Truth is key to reconciliation,
            which is why Jesus instructs the person who has been wronged
                        to take with them ‘one or two’,
            so that together they form the ‘two or three’ witnesses
                        stipulated by the book of Deuteronomy (19.15)
                        as necessary for the establishment of truthful testimony.
 
Truth-telling in the face of conflict,
            is a gift that the community of Christ’s people can offer to the world.
If we can learn to model it between ourselves,
            and learn what it is to inhabit the peace of Christ,
then we become equipped and prepared to live that peace into being
            in all areas and spheres of our lives.
 
How can the world be changed?
            How can we make any difference to the conflicts that divide humanity?
Well, says Jesus, it begins with us, here and now.
            It begins with those who follow him,
                        as we learn what it means to relate in new ways,
            as we see relationships transformed,
                        and healing brought through truth to those who are divided.
 
And yet, the truth is often the last thing
            most of us want to know about ourselves!

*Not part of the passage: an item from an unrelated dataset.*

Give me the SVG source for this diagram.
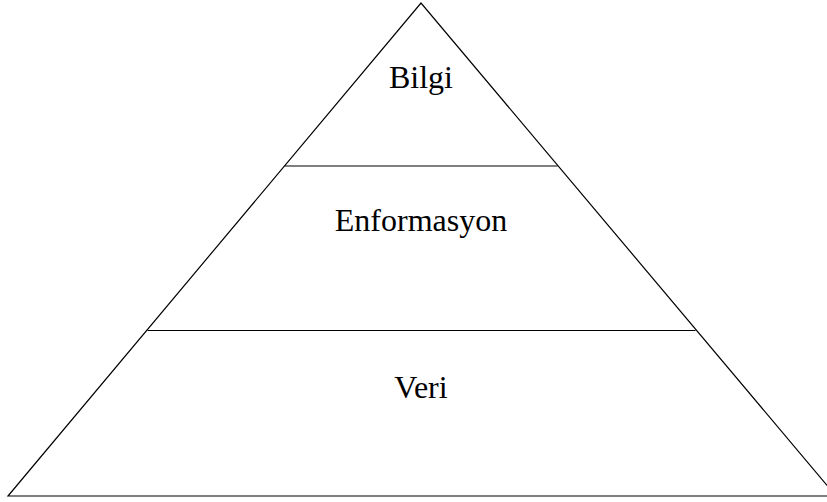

We may say that the truth saves us,
            but in fact we know that any truth,
                        particularly the truth that is in Jesus,
            is as disturbing, as it is fulfilling.
 
How will we react,
            if someone comes to us,
            to point out to us the error of our own ways?
How will we respond,
            when someone tells us how much we have hurt them?
Self-righteousness is only ever a small step away,
            as the shutters come down,
            and we retreat to our world of illusion
                        where we are the stars of our own little universe
                        with everyone else playing merely supporting roles.
 
And even those who take seriously the journey towards truth,
            those who take Jesus at his word when he says
            that ‘the truth shall set you free’(Jn 8.32),
will find that the truth is often painful,
            and that the revelation of our own inner capacity to harm others,
                        and to engage in acts of destruction
                        against those we love, as well as those we hate,
            is a truth that comes only by great effort,
                        and by the grace of God.
 
But this is why Jesus insists that those who would follow him
            cannot let sins go unchallenged.
If we fail to challenge one another in our sins,
            we in fact abandon one another to our sins.
We show how little we love each another,
            when we refuse to engage in the hard work of reconciliation.
 
And yet, says Jesus, we cannot afford to ignore this,
            because our actions here today have eternal consequences.
 
When we loose someone from the chains of sin,
            when we cut the bonds of behaviours
            that bind people into destructive patterns,
then we loose them for eternity.
 
When we cut someone free from the web of deceit
            with the sharp edged sword of truth,
            they are free indeed.
 
The kingdom of Heaven breaks into our midst
            when people take decisive action to bind the Satan’s power
                        to deceive, distort, and demean.
And Heaven and earth collide
            when people find release to the new life
            that is theirs in Christ Jesus
 


[2] What follows draws on Stanley Hauerwas, Matthew, SCM Theological Commentary, pp. 165-166.